# Big head helmets?



## splashover (Mar 10, 2016)

I have a giant melon. And I mean giant! I have an Anon XL which is too small. My NP kiteboarding helmet is also an XL and too small. Which manufacturer makes the largest size helmet? I need like 64 cm+. I know! I'm a freak and it's mostly skull too.


----------



## jae (Nov 27, 2015)

splashover said:


> I have a giant melon. And I mean giant! I have an Anon XL which is too small. My NP kiteboarding helmet is also an XL and too small.

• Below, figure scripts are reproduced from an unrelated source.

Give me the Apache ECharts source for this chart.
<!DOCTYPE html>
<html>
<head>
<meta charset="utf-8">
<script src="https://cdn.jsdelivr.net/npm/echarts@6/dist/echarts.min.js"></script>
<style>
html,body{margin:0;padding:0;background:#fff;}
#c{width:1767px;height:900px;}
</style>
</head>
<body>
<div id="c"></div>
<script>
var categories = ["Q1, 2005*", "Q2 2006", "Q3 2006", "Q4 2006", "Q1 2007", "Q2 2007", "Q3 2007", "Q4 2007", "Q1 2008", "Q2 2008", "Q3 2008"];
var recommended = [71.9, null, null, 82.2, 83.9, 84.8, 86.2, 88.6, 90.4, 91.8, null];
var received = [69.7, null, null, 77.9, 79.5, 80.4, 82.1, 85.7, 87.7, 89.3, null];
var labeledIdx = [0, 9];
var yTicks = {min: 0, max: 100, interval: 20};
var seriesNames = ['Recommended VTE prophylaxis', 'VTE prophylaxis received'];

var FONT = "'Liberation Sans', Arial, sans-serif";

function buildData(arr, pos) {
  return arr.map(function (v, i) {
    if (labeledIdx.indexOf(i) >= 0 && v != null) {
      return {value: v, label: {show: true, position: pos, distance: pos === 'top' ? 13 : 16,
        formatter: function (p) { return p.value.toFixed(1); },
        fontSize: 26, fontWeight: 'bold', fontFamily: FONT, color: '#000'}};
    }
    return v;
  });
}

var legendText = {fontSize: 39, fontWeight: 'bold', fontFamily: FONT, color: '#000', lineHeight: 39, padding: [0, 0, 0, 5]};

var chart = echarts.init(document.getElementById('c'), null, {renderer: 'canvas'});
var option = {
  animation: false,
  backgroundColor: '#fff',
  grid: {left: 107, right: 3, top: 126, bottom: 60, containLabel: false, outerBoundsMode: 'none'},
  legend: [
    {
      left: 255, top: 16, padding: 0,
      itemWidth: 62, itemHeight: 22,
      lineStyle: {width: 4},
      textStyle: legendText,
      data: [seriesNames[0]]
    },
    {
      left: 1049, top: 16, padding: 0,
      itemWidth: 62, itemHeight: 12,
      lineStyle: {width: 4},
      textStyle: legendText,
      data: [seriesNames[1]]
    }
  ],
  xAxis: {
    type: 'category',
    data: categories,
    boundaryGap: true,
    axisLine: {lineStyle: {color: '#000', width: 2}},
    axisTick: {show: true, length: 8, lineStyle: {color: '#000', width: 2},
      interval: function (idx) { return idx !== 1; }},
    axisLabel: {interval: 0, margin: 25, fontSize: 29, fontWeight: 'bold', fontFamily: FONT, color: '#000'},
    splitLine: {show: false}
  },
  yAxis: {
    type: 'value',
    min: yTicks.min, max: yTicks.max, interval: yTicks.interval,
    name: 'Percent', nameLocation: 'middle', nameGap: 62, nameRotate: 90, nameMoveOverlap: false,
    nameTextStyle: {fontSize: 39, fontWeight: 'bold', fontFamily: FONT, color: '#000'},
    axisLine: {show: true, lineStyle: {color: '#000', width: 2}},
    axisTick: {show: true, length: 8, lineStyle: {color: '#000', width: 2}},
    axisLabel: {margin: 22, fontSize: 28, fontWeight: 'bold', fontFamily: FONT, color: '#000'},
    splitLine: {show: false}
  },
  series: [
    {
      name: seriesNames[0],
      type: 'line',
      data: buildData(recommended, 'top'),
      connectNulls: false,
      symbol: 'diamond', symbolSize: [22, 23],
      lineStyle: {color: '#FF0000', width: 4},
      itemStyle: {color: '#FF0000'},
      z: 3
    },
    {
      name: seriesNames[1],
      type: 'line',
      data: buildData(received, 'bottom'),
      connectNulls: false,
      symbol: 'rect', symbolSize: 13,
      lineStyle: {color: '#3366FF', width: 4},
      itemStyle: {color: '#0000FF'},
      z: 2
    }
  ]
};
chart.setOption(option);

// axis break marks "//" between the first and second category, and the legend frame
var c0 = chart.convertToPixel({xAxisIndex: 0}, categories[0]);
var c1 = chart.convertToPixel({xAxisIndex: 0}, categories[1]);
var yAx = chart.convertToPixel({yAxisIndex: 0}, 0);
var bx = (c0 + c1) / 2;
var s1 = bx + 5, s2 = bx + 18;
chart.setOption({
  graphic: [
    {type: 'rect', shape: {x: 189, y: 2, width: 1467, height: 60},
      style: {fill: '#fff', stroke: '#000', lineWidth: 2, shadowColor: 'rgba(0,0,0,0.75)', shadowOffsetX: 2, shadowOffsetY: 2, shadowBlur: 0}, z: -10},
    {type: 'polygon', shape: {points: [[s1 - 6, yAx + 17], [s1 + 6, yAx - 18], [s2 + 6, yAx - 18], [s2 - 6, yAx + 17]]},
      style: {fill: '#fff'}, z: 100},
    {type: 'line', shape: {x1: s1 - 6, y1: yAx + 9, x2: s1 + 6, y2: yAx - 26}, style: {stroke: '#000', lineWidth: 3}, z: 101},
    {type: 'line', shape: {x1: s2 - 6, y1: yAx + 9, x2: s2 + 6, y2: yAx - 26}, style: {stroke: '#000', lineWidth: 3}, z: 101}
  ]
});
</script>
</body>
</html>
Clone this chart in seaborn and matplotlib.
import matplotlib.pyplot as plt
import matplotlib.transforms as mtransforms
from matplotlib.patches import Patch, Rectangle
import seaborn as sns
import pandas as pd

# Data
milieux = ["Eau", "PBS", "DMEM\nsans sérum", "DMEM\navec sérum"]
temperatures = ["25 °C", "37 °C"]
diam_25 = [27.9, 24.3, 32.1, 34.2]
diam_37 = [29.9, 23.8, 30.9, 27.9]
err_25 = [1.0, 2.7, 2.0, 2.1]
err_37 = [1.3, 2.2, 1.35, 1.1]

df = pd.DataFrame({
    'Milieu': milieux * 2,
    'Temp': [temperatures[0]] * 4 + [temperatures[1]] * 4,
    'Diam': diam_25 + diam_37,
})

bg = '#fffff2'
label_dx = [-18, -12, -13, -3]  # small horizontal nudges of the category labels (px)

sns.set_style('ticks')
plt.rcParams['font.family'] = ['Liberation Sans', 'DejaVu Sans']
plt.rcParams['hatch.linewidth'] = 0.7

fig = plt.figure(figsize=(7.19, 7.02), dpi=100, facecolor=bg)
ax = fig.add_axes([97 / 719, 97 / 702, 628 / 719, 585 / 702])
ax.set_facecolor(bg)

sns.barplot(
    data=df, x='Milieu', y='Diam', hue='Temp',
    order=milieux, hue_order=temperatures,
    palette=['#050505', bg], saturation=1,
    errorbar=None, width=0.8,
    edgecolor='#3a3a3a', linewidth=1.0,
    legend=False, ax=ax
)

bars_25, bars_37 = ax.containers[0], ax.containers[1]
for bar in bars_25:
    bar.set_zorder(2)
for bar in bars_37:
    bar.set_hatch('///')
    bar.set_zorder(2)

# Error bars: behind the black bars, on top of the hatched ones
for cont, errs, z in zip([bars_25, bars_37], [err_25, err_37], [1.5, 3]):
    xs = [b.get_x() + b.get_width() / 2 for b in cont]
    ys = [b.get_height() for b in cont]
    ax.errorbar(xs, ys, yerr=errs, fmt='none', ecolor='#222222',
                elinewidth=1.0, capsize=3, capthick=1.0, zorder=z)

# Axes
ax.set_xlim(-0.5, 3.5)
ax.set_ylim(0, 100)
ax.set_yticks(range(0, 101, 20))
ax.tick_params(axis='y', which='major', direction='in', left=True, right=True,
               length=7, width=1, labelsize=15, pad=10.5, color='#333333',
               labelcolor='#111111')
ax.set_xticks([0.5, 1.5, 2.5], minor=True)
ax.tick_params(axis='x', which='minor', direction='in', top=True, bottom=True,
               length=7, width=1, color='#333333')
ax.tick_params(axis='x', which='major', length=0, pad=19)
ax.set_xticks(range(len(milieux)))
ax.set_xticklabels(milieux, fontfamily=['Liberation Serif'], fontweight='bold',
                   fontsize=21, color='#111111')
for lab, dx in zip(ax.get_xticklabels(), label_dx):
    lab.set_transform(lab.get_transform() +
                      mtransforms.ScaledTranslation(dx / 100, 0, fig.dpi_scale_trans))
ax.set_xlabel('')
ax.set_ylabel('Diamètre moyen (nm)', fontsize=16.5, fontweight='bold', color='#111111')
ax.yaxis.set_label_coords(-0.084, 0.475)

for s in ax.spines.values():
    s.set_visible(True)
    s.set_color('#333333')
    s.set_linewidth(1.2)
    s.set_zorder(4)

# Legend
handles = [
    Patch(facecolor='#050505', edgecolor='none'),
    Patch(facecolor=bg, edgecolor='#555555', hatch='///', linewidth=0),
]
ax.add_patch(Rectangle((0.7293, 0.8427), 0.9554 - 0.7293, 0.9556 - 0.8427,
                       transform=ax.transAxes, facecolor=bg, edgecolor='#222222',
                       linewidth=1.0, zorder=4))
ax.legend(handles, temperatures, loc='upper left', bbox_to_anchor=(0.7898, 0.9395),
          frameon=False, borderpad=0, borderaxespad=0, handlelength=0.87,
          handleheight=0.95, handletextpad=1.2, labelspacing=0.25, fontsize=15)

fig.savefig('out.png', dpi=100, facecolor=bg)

Which manufacturer makes the largest size helmet? I need like 64 cm+. I know! I'm a freak and it's mostly skull too.


smith XL is 63-67


----------



## Argo (Feb 25, 2010)

Smith prophecy and giro are the only ones. I have tried them all. Smith is more oval, giro more round.


----------



## Tatanka Head (Jan 13, 2014)

I wear a size 8 fitted cap. My skull is deep, too. I found that Uvex makes a big one, too. Proper ear coverage. Seemed to be pretty low profile in comparison to the Giro I tried on. Worth checking out.


----------



## Argo (Feb 25, 2010)

Not a popular choice in the states but i am always game to try somsthing that might fit. Im alao a deep size 8 cap. And not all of them fit, id go 8 1/8 if they made them regularly. 8 is the biggest off the shelf size and they are hard to find.... almost as hard as good helmets. Fucking smith changed the design last year so they take a while to fit properly breaking them in.


----------